● **WHAT NEEDS TO BE DONE**
Write out nothing but the lines from the first line of the entries below through the line with "const dropDepth = attrition.map(v"; no pictures go in.

● **DATA ENTRIES**

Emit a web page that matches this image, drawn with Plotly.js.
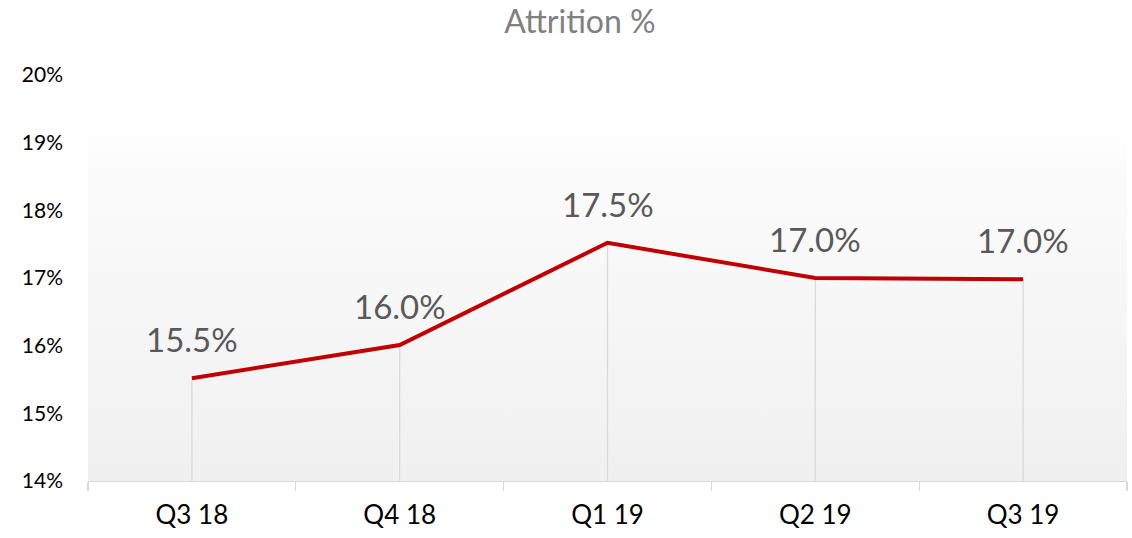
<!DOCTYPE html>
<html>
<head>
<meta charset="utf-8">
<script src="https://cdn.plot.ly/plotly-3.0.1.min.js"></script>
<style>
  html, body { margin: 0; padding: 0; background: #ffffff; }
  #wrap { position: relative; width: 1132px; height: 538px; }
  #bg { position: absolute; left: 88px; top: 75px; width: 1039px; height: 406px;
        background: linear-gradient(to bottom, #ffffff 0%, #ffffff 10%, #fbfbfb 25%, #f0f0f0 100%); }
  #chart { position: absolute; left: 0; top: 0; width: 1132px; height: 538px; }
</style>
</head>
<body>
<div id="wrap">
  <div id="bg"></div>
  <div id="chart"></div>
</div>
<script>
const categories = ["Q3 18", "Q4 18", "Q1 19", "Q2 19", "Q3 19"];
const attrition = [15.52, 16.01, 17.52, 17.00, 16.98];
const labels = ["15.5%", "16.0%", "17.5%", "17.0%", "17.0%"];
const yTickVals = [14, 15, 16, 17, 18, 19, 20];
const yTickText = ["14%", "15%", "16%", "17%", "18%", "19%", "20%"];
const yMin = 14;

const FONT = "Lato, 'Open Sans', sans-serif";
const dropDepth = attrition.map(v => v - yMin);

const trace = {
  x: categories,
  y: attrition,
  type: "scatter",
  mode: "lines",
  line: { color: "#c00000", width: 4 },
  error_y: {
    type: "data", symmetric: false, array: attrition.map(() => 0),
    arrayminus: dropDepth, color: "#d9d9d9", thickness: 1.3, width: 0
  },
  hoverinfo: "skip"
};

const annotations = categories.map((c, i) => ({
  x: c, y: attrition[i], xref: "x", yref: "y",
  text: labels[i], showarrow: false,
  xanchor: "center", yanchor: "middle", yshift: 39,
  font: { family: FONT, size: 33, color: "#595959" }
}));

const layout = {
  width: 1132, height: 538,
  margin: { l: 88, r: 5, t: 75, b: 57 },
  paper_bgcolor: "rgba(0,0,0,0)",
  plot_bgcolor: "rgba(0,0,0,0)",
  showlegend: false,
  annotations: annotations,
  title: {
    text: "Attrition %",
    font: { family: FONT, size: 32, color: "#808080" },
    x: 580 / 1132, xref: "container", xanchor: "center",
    y: 1 - 22 / 538, yref: "container", yanchor: "middle"
  },
  xaxis: {
    type: "category",
    range: [-0.5, 4.5],
    tickson: "boundaries",
    ticks: "outside", ticklen: 9, tickcolor: "#d9d9d9", tickwidth: 1.3,
    showline: true, linecolor: "#d9d9d9", linewidth: 1.3,
    showgrid: false, zeroline: false,
    tickfont: { family: FONT, size: 26, color: "#000000" },
    ticklabelstandoff: 10,
    fixedrange: true
  },
  yaxis: {
    range: [14, 20],
    tickvals: yTickVals, ticktext: yTickText,
    showgrid: false, zeroline: false, showline: false,
    ticks: "",
    ticklabelstandoff: 24,
    tickfont: { family: FONT, size: 21, color: "#000000" },
    fixedrange: true
  }
};

Plotly.newPlot("chart", [trace], layout, { displayModeBar: false, staticPlot: true });
</script>
</body>
</html>
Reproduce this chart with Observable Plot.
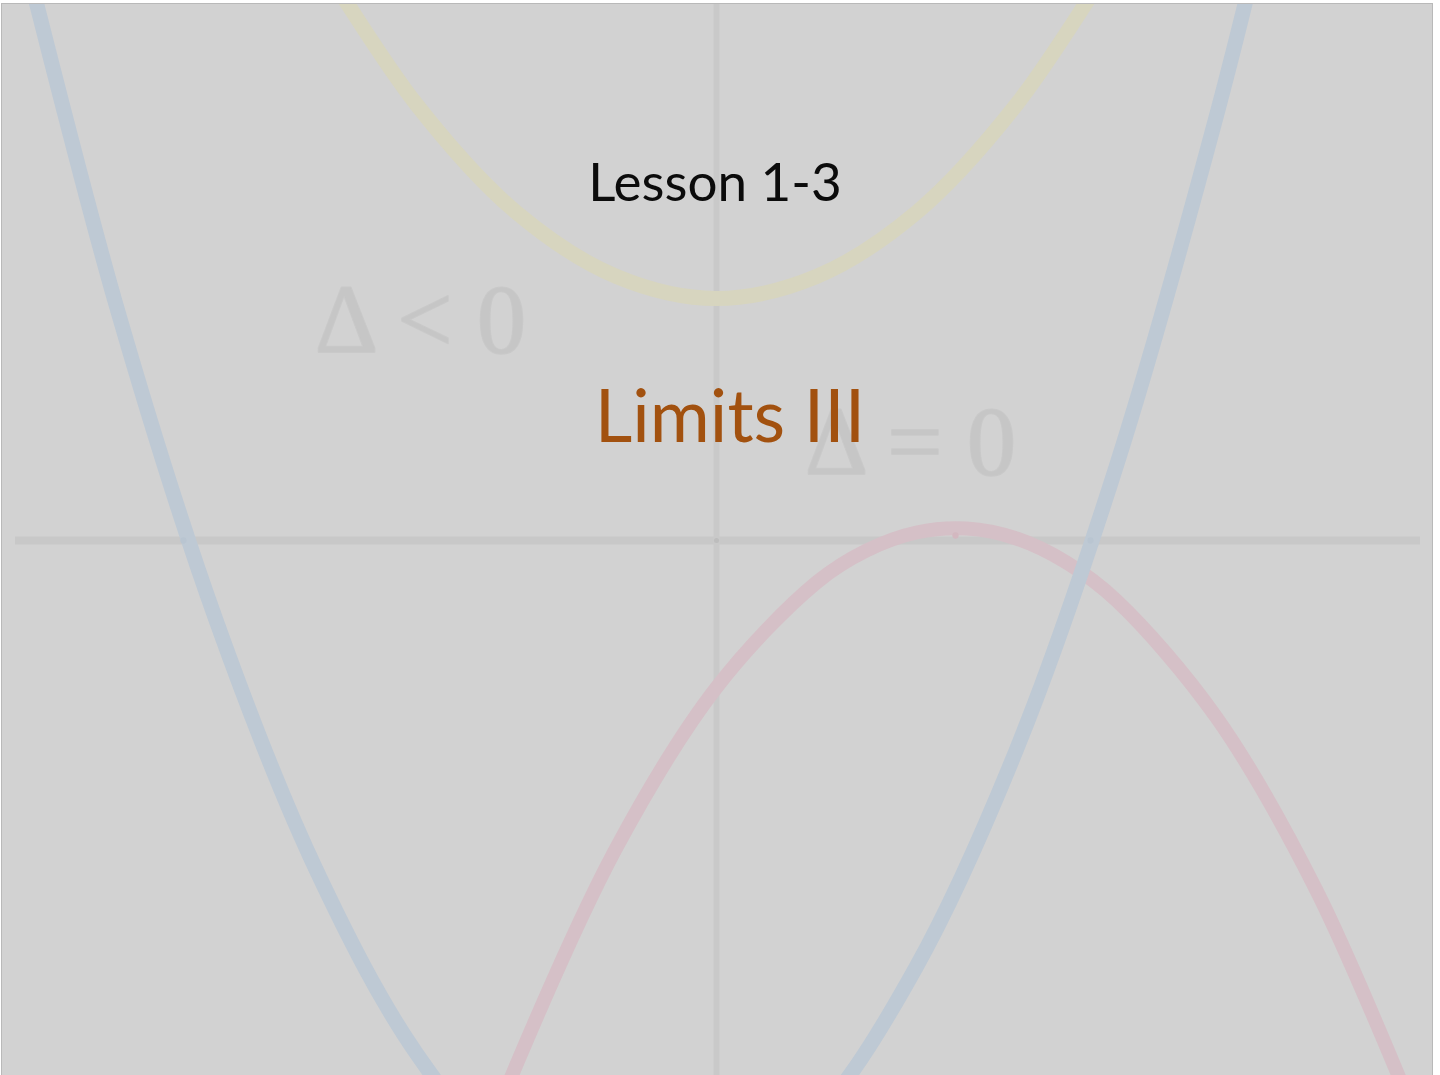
<!DOCTYPE html>
<html>
<head>
<meta charset="utf-8">
<script src="https://cdn.jsdelivr.net/npm/d3@7"></script>
<script src="https://cdn.jsdelivr.net/npm/@observablehq/plot@0.6"></script>
<style>
  html, body { margin: 0; padding: 0; background: #ffffff; width: 1440px; height: 1075px; overflow: hidden; }
  #slide { position: absolute; left: 1px; top: 3px; width: 1430px; height: 1072px;
           border-top: 1px solid #b9b9b9; border-left: 1px solid #b9b9b9; border-right: 1px solid #b9b9b9;
           background: #d2d2d2; overflow: hidden; }
  #chart svg { display: block; overflow: hidden; }
  .title { position: absolute; left: 0; width: 1430px; text-align: center; white-space: nowrap; font-family: Lato, "Open Sans", sans-serif; }
  #lesson { top: 145px; font-size: 53px; color: #0b0b0b; margin-left: -2px; }
  #limits { top: 366px; font-size: 73px; color: #a2510f; margin-left: 13px; }
</style>
</head>
<body>
<div id="slide">
  <div id="chart"></div>
  <div class="title" id="lesson">Lesson 1-3</div>
  <div class="title" id="limits">Limits III</div>
</div>
<script>
// Points (math units: origin at axis crossing)
const blueX  = [-7, -6, -5, -4, -3, -2, -1, 0, 1, 2, 3, 4, 5, 5.5];
const blueY  = [6.17, 2.34, -0.81, -3.3, -5.13, -6.29, -6.78, -6.61, -5.77, -4.26, -2.09, 0.75, 4.25, 6.25];
const yellowX = [-4, -3, -2, -1, 0, 1, 2, 3, 4];
const yellowY = [5.86, 4.36, 3.28, 2.64, 2.42, 2.64, 3.28, 4.36, 5.86];
const redX = [-2.5, -2, -1, 0, 1, 1.5, 2, 2.5, 3, 3.5, 4, 5, 6, 7];
const redY = [-6.53, -5.24, -3.07, -1.47, -0.42, -0.1, 0.08, 0.12, 0.02, -0.22, -0.6, -1.77, -3.5, -5.79];
const pointX = [-5.33, 0, 2.39, 3.74];
const pointY = [0, 0, 0.05, 0];
const pointKind = ["blue", "axis", "red", "blue"];
const labels = ["Δ < 0", "Δ = 0"];
const labelX = [-2.96, 1.94];
const labelY = [2.2, 0.98];

const toRows = (xs, ys) => xs.map((x, i) => ({x, y: ys[i]}));
const blue = toRows(blueX, blueY);
const yellow = toRows(yellowX, yellowY);
const red = toRows(redX, redY);
const pts = pointX.map((x, i) => ({x, y: pointY[i], kind: pointKind[i]}));
const ann = labels.map((t, i) => ({t, x: labelX[i], y: labelY[i]}));

const plot = Plot.plot({
  width: 1430,
  height: 1072,
  margin: 0,
  style: {background: "#d2d2d2", overflow: "hidden"},
  x: {domain: [-7.14, 7.16], axis: null},
  y: {domain: [-5.36, 5.36], axis: null},
  color: {domain: ["blue", "axis", "red"], range: ["#b9c5d1", "#bdbdbd", "#d3b8c0"]},
  marks: [
    Plot.ruleY([0], {stroke: "#c8c8c8", strokeWidth: 8, insetLeft: 13, insetRight: 12}),
    Plot.ruleX([0], {stroke: "#c9c9c9", strokeWidth: 6}),
    Plot.text(ann, {x: "x", y: "y", text: "t", fontFamily: "Liberation Serif, DejaVu Serif, serif",
      fontSize: 98, fill: "#c6c6c6", stroke: "#c9c9c9", strokeWidth: 2}),
    Plot.line(yellow, {x: "x", y: "y", curve: "catmull-rom", stroke: "#d7d5bf", strokeWidth: 15}),
    Plot.line(red, {x: "x", y: "y", curve: "catmull-rom", stroke: "#d5c0c7", strokeWidth: 14}),
    Plot.line(blue, {x: "x", y: "y", curve: "catmull-rom", stroke: "#bec9d4", strokeWidth: 15}),
    Plot.dot(pts, {x: "x", y: "y", r: d => d.kind === "axis" ? 7 : 11, fill: "kind", stroke: "none"})
  ]
});
document.getElementById("chart").appendChild(plot);
</script>
</body>
</html>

● **EXERCISE RESPONSE**
Emit a web page that matches this image, drawn with Plotly.js.
<!DOCTYPE html>
<html>
<head>
<meta charset="utf-8">
<script src="https://cdn.plot.ly/plotly-3.0.1.min.js"></script>
<style>
  html, body { margin: 0; padding: 0; background: #ffffff; }
  #wrap { position: relative; width: 1132px; height: 538px; }
  #bg { position: absolute; left: 88px; top: 75px; width: 1039px; height: 406px;
        background: linear-gradient(to bottom, #ffffff 0%, #ffffff 10%, #fbfbfb 25%, #f0f0f0 100%); }
  #chart { position: absolute; left: 0; top: 0; width: 1132px; height: 538px; }
</style>
</head>
<body>
<div id="wrap">
  <div id="bg"></div>
  <div id="chart"></div>
</div>
<script>
const categories = ["Q3 18", "Q4 18", "Q1 19", "Q2 19", "Q3 19"];
const attrition = [15.52, 16.01, 17.52, 17.00, 16.98];
const labels = ["15.5%", "16.0%", "17.5%", "17.0%", "17.0%"];
const yTickVals = [14, 15, 16, 17, 18, 19, 20];
const yTickText = ["14%", "15%", "16%", "17%", "18%", "19%", "20%"];
const yMin = 14;

const FONT = "Lato, 'Open Sans', sans-serif";
const dropDepth = attrition.map(v => v - yMin);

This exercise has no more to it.